When I took the Baroque class from him, he sent us back to primary sources. Newton’s Principia, slides of art, recordings of music. He showed us how politics, art and science influence each other and you cannot study one completely if you don’t understand the others. For our final paper we had to write about a single year and show how the events of the year were related. In one of the proudest moments of my life, he read my paper to the class and said, “Notice how it all flows together like a silken web.” (And yet even with that encouragement I wouldn’t try to write fiction for another twenty years!)
I am not a writer to whom plot comes easy. It’s definitely not the part of writing I “get for free.” Today, I started back to work on my Viable Paradise story, which takes place on a moon colony. It has plot holes and needs a clearer and more compelling back story to make some of the situations believable, or I need to rewire somethings to change the situations themselves.

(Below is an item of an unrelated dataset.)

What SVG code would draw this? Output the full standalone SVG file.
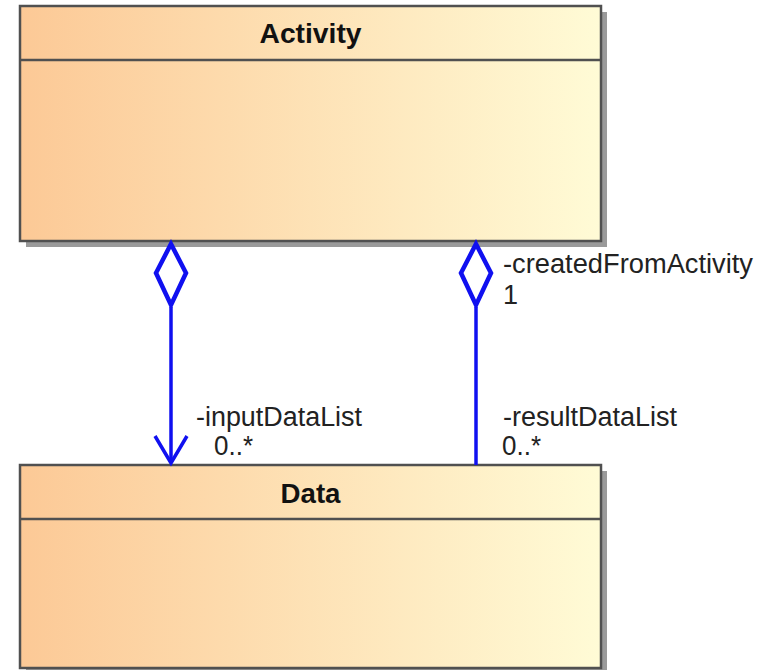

So, this morning, I cleaned off on my Big Wall of Plot (i.e. whiteboard), and started listing questions: who went to the moon when, and why? Why did such and such situation change? Who are the major political players? What do they want? As I did this, I started writing sticky notes of things I need to research, and added those to a corner of the Big Wall of Plot. I found a map of the moon showing the Apollo landing sites and printed it. I wondered why we picked those sites.
And then Professor Charles Cutter, with all of his wisdom and intellectual rigor, hit me on the side of the head. If I start with these things – the geography and geology, the science, the politics, I will find the plot.
History is written from the ground up. Sometimes, plot can be too. And that is something, thanks to the general education requirements of San Diego State University, and one very good professor, that I know how to do.
Oh Yes! A) I already love your professor. B) Sounds like great progress and thinkings! I need to do that.